Resiliency. From a military perspective, if you care, I was told that generals are complaining about a lack of resiliency. People go to boot camp and make a mistake but they don't have the resiliency to fix their mistake and move on.
I think it comes from parents not wanting their kids to go through any bad experiences. They need to get comfortable being uncomfortable. I have noticed it with my family, but I don't have any kids so who am I to make judgements.
If you care what military generals say you lack resiliancy
The importance of savings and investments, especially when you're young.
I teach all of my kids that "no" is a complete sentence. I want them to be very conscious of consent, but I also want them all to respect their own wishes.
Unrelated, I also teach them all how to throw a good punch and keep their god damned hands up and chin down as soon as I think they have enough self control not to abuse it.
So many daily small thzate kinda impossible to teach a whole class, but are easy to teach a single child (source: I work in a school):
- reading the clock. May sound weird, but some kids get it really early and quickly, some take more time. Thus pretty frustrating to teach the whole class
- tying shoes (I know too many kids with 8 or 9 years old who can't tie a knot, shoes are a good starter)
- generally small motor skills (crafts, crochet, weaving, whatever you want...)
And the one thing that school cannot teach and is also very difficult for parents: questioning authority
And the one thing that school cannot teach and is also very difficult for parents: questioning authority
I'd widen it to: questioning ideals and argumentation
questioning authority
Parent: make sure to question authority
Kid: why?
Parent: listen here you little shit...
Small motor skills - you know what’s SUPER good at teaching this? Writing in cursive, it’s why it needs to stay in schools.

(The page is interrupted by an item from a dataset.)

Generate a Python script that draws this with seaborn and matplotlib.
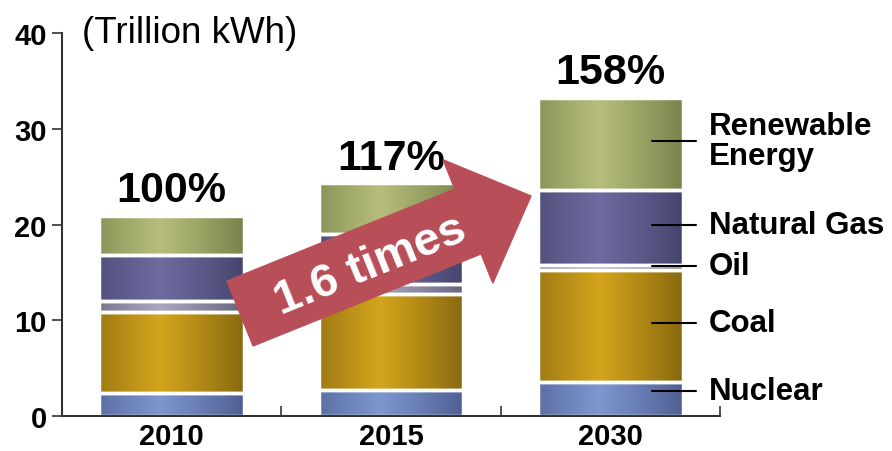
import numpy as np
import pandas as pd
import matplotlib.pyplot as plt
import matplotlib.patches as mpatches
import matplotlib.colors as mcolors
import seaborn as sns

# data (trillion kWh)
years = ["2010", "2015", "2030"]
sources = ["Nuclear", "Coal", "Oil", "Natural Gas", "Renewable\nEnergy"]
nuclear = [2.4, 2.7, 3.6]
coal = [8.5, 10.0, 11.6]
oil = [1.1, 1.1, 0.6]
gas = [4.8, 5.2, 7.8]
renewable = [4.1, 5.3, 9.6]
pct_labels = ["100%", "117%", "158%"]

# colors: (edge shade, centre highlight)
shades = [("#4f5e92", "#7d97cf"),
          ("#876810", "#d4a41c"),
          ("#67637e", "#aaa6be"),
          ("#45446d", "#6e6ca0"),
          ("#78824a", "#b7be7c")]

sns.set_style("white")
plt.rcParams['font.family'] = ['Liberation Sans', 'DejaVu Sans']
plt.rcParams['text.color'] = 'black'
plt.rcParams['xtick.color'] = 'black'
plt.rcParams['ytick.color'] = 'black'

fig = plt.figure(figsize=(8.92, 4.52), dpi=100)
ax = fig.add_axes([0.0695, 0.0774, 0.7375, 0.8474])

layers = [nuclear, coal, oil, gas, renewable]
bottom = np.zeros(len(years))
for vals, (dark, light) in zip(layers, shades):
    df = pd.DataFrame({"year": years, "value": vals})
    sns.barplot(data=df, x="year", y="value", bottom=bottom, color=light,
                width=0.66, edgecolor="white", linewidth=2.5, ax=ax)
    bottom = bottom + np.array(vals)

# cylindrical shading: gradient image behind each bar, white outline on top
t = np.linspace(0, 1, 80)
prof = np.clip(1 - np.abs(t - 0.42) / 0.58, 0, 1) ** 0.9
for i, p in enumerate(ax.patches):
    dark, light = shades[i // len(years)]
    c0 = np.array(mcolors.to_rgb(dark))
    c1 = np.array(mcolors.to_rgb(light))
    img = c0[None, None, :] + (c1 - c0)[None, None, :] * prof[None, :, None]
    x, y, w, h = p.get_x(), p.get_y(), p.get_width(), p.get_height()
    ax.imshow(img, extent=(x, x + w, y, y + h), aspect="auto",
              interpolation="bilinear", zorder=1)
    p.set_facecolor("none")
    p.set_zorder(2)

ax.set_xlim(-0.5, 2.5)
ax.set_ylim(0, 40)
ax.set_yticks([0, 10, 20, 30, 40])
ax.set_xlabel("")
ax.set_ylabel("")
for lab in ax.get_xticklabels() + ax.get_yticklabels():
    lab.set_fontweight("bold")
ax.tick_params(axis="y", labelsize=21, length=7, width=1.2, direction="out",
               left=True, color="#333333", pad=4)
ax.tick_params(axis="x", labelsize=21, length=0, pad=4)
ax.set_xticks([0.5, 1.5, 2.5], minor=True)
ax.tick_params(axis="x", which="minor", length=7, width=1.2, direction="in",
               bottom=True, color="#333333")
sns.despine(ax=ax)
for s in ["left", "bottom"]:
    ax.spines[s].set_color("#333333")
    ax.spines[s].set_linewidth(1.5)

ax.text(0.03, 1.0, "(Trillion kWh)", transform=ax.transAxes, fontsize=26.5,
        ha="left", va="center")

totals = bottom
for i, lab in enumerate(pct_labels):
    ax.text(i, totals[i] + 0.6, lab, ha="center", va="bottom",
            fontsize=31, fontweight="bold", zorder=5)

# source labels with leader lines on the right of the 2030 bar
label_y = [2.6, 9.7, 15.7, 20.0, 28.7]
for name, yy in zip(sources, label_y):
    ax.plot([2.19, 2.39], [yy, yy], color="black", lw=1.5, clip_on=False,
            zorder=4)
    ax.text(2.45, yy, name, ha="left", va="center", fontsize=22.5,
            fontweight="bold", clip_on=False, linespacing=1.0)

# big red arrow (figure inches)
arrow = mpatches.FancyArrow(2.40, 1.375, 2.91, 1.175, width=0.70,
                            head_width=1.33, head_length=0.68,
                            length_includes_head=True, color="#b84f58",
                            transform=fig.dpi_scale_trans, zorder=6)
fig.add_artist(arrow)
fig.text(3.70, 1.86, "1.6 times", transform=fig.dpi_scale_trans,
         rotation=22, ha="center", va="center", fontsize=34,
         fontweight="bold", color="white", zorder=7,
         rotation_mode="anchor")

fig.savefig("out.png", dpi=100)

All the things listed are also easily teachable to groups - group exercises/worksheets and practice for clocks, tying shoes used to be considered standard to be taught at preschool/kindergarten it’s a matter of practice and cursive
What's your experience with groups of children? You can show stuff. But repetition and practice are not a great thing in a school setting. That needs to happen outside of school. I've worked with far over thousand kids and worked in elementary schools for over 10 years now. Yes you can "teach" the things. But the kids need time and space for their own pace at repeating and practicing them
My mom was an early education teacher for over 30 years and this is all stuff she taught, she didn’t do cursive because that starts in second grade but letters, numbers, clocks, tying shoes/learning buttons, reading, zippers etc etc etc are all early educational norms. Granted I wasn’t the teacher but I was involved in it and helped her do her yearly syllabus and helped with in class projects etc.
It needs to happen inside and outside school. The issue is we don’t give teachers any authority and we don’t give parents any time to parent their kids.
This.

and for elementary school

More important than ever: media literacy (and critical thinking).
While it seems the theory and application is taught in school nowadays, i think it's mostly about keeping the critical thinking going every time you hear news or any information especially from friends and family.
We tend to believe stupid things if people we trust tell us. And if you have the foundations of critical thinking since your childhood it's much easier to accept that your thinking is / was wrong and change it. There are enough people whose mind can't be changed even with evidence or good reasoning.
Talking with children about why something is communicated the way it is, which parts can be trusted and which not, which problems it has and so on is very important. And especially not focusing on your own political / moral / religious view in those situations. You love religion X? Don't believe everything they say just because of that. You hate political party Y? Don't think everything they say is automatically a lie just because of that.